#### WHAT NEEDS TO BE DONE:
Give, as a bare number, the count of lines that contain the word "this".

#### GIVEN RECORDS:
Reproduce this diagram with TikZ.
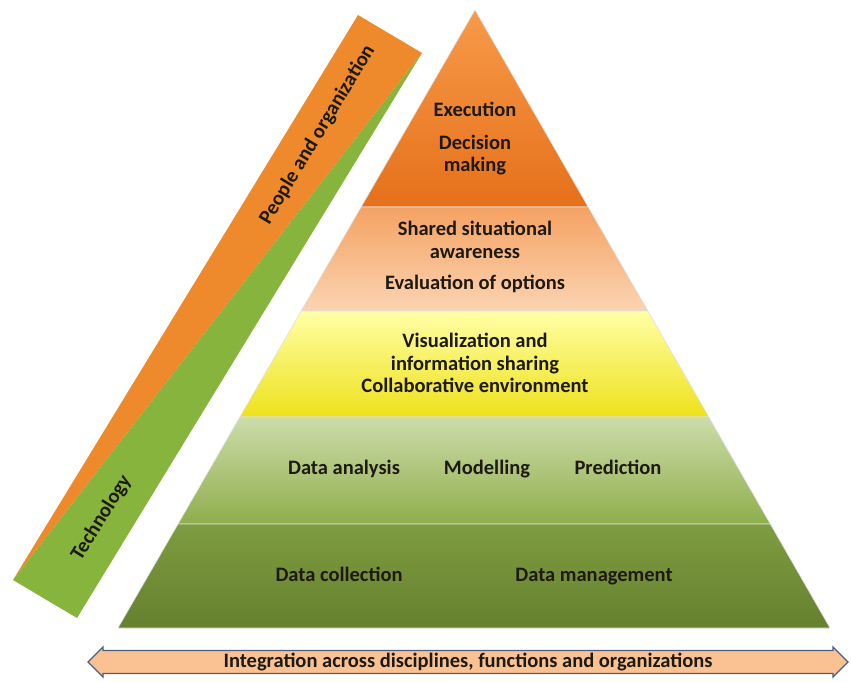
* * *
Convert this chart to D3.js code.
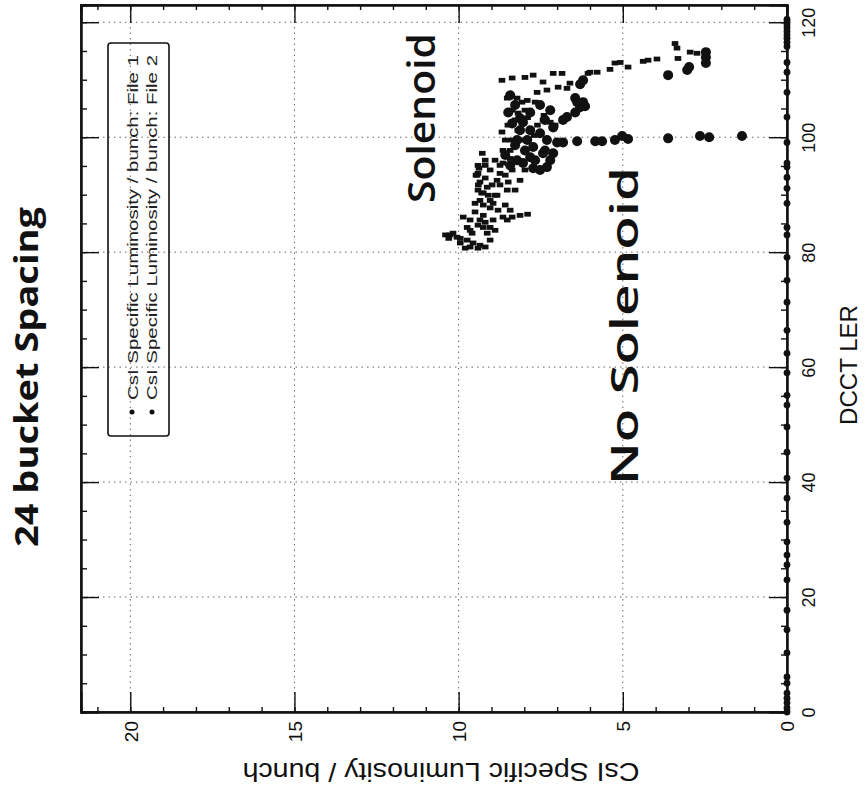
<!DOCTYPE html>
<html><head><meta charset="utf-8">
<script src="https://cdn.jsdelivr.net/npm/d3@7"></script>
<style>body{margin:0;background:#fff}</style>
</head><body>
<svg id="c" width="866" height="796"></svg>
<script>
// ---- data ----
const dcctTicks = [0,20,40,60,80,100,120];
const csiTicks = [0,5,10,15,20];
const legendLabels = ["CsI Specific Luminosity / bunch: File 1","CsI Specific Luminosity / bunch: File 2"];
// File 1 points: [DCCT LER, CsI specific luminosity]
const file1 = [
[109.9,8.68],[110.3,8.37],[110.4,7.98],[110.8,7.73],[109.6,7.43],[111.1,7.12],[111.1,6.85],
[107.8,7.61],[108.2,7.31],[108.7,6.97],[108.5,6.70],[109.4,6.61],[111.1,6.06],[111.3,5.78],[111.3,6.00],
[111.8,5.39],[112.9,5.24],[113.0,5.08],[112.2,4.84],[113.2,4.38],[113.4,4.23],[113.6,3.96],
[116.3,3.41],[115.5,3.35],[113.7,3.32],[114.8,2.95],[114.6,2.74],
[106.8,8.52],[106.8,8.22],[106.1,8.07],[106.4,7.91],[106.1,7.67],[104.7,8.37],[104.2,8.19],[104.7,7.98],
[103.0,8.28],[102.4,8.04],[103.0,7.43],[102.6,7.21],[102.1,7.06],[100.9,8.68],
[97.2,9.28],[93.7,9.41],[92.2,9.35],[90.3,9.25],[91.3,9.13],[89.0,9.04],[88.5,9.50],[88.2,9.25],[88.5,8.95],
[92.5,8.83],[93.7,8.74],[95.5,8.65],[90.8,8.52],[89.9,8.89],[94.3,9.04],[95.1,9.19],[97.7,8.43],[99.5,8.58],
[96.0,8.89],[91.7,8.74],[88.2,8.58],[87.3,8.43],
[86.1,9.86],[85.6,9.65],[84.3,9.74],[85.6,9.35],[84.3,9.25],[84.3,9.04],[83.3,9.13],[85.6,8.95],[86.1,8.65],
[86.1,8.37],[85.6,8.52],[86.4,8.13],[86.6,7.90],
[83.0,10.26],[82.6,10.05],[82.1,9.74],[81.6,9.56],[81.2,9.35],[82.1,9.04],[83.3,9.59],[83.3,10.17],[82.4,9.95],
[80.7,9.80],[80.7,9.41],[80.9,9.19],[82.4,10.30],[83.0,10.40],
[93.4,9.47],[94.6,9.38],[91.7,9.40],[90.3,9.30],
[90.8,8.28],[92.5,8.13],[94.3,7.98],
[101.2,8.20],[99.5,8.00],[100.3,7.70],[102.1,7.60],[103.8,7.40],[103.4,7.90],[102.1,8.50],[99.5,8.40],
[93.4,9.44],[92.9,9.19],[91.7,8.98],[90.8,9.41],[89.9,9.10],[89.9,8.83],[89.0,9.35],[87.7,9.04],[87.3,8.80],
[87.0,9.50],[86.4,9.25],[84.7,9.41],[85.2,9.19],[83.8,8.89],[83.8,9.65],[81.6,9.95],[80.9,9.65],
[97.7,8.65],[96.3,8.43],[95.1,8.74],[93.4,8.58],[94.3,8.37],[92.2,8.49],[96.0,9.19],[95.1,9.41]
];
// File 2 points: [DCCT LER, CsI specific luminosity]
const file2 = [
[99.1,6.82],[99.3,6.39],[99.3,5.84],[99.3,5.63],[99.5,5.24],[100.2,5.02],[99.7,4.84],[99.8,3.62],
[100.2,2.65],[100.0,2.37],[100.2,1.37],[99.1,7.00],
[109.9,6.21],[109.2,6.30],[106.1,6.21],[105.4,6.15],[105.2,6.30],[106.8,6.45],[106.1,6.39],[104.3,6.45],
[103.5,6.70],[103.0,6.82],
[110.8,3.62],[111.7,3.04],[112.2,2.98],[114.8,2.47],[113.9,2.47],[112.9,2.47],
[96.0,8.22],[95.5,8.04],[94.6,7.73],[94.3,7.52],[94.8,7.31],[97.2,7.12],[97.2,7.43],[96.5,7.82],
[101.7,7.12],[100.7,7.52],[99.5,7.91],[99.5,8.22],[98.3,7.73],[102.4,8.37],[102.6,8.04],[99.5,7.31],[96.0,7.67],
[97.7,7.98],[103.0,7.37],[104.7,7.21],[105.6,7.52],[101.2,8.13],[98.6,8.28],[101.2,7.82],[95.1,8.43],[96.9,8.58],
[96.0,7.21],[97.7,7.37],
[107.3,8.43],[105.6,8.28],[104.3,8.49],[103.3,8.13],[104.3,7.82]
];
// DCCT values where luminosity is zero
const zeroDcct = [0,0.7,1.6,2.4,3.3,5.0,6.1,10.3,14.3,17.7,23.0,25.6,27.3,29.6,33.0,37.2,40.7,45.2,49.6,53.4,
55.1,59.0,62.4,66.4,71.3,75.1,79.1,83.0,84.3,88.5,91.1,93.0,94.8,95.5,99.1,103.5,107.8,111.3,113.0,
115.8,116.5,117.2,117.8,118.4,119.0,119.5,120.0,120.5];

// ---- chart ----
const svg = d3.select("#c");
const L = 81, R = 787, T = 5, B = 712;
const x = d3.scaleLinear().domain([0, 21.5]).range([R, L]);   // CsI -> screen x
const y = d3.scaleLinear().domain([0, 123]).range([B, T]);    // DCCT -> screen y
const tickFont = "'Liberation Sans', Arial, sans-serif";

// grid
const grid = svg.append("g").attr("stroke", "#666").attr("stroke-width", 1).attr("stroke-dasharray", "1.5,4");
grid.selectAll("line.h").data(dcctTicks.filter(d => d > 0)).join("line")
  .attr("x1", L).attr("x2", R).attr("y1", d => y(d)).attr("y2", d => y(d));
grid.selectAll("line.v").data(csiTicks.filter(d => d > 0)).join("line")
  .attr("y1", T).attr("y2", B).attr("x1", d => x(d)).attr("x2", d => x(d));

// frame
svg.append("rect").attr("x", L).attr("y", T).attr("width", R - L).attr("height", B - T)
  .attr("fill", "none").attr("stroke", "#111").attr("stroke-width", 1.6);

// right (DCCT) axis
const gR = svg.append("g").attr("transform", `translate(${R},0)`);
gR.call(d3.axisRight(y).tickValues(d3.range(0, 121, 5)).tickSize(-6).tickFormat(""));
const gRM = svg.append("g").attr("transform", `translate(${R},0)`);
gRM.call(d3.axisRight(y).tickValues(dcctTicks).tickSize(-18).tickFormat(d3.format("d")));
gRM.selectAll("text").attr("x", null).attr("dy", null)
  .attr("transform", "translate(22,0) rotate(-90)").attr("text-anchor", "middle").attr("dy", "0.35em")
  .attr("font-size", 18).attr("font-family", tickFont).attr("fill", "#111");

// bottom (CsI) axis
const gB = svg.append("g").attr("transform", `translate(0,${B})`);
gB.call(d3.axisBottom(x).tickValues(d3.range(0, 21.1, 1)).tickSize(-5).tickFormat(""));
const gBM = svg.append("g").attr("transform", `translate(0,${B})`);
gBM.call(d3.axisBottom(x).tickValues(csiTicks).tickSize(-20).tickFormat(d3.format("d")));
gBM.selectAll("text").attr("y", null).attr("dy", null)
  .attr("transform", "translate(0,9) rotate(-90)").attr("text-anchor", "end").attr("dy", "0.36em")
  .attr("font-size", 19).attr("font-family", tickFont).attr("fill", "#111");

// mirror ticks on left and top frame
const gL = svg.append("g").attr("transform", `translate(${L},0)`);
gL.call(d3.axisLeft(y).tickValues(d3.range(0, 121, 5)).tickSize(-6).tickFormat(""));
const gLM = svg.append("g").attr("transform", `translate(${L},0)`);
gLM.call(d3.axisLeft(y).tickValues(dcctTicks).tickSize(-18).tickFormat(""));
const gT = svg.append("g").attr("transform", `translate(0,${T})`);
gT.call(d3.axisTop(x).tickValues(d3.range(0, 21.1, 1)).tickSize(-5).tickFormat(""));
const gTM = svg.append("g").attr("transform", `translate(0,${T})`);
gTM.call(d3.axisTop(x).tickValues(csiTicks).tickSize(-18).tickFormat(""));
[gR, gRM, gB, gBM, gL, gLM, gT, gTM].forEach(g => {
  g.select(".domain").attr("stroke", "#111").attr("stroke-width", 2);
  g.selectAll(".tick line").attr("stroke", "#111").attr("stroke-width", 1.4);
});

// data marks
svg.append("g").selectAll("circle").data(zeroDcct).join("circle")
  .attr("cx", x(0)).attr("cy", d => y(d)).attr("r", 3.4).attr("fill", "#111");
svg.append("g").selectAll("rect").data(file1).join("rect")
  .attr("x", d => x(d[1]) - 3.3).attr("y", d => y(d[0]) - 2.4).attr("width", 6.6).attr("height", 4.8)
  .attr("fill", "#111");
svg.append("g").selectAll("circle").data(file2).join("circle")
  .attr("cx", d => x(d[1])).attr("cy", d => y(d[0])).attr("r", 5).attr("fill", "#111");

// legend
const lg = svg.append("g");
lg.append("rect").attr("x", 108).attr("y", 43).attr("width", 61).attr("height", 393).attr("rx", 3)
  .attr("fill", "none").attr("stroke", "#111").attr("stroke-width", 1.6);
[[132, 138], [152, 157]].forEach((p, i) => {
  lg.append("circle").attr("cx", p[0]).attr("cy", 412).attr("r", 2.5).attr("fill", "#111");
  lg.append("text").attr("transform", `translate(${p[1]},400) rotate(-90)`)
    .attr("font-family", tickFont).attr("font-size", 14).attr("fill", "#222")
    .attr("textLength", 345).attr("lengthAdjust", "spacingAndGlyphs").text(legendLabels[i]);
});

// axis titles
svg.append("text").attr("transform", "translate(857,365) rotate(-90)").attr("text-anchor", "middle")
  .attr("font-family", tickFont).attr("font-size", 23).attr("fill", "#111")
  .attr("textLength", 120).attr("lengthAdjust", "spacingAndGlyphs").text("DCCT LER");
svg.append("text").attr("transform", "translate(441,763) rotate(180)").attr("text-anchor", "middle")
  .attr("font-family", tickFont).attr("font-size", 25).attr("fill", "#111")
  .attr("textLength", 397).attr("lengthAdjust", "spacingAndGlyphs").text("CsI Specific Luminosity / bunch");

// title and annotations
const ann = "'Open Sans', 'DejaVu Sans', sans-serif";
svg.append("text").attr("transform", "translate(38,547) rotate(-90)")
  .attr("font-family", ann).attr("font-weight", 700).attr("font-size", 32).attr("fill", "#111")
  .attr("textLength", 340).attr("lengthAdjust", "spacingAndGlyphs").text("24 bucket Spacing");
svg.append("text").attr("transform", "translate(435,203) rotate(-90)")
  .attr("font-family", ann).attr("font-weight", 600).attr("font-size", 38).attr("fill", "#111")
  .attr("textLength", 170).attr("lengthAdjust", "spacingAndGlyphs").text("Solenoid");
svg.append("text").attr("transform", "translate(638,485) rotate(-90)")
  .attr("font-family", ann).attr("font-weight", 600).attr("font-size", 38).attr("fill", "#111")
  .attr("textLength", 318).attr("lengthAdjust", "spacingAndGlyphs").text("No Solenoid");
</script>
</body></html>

#### CORRECT ANSWER:
2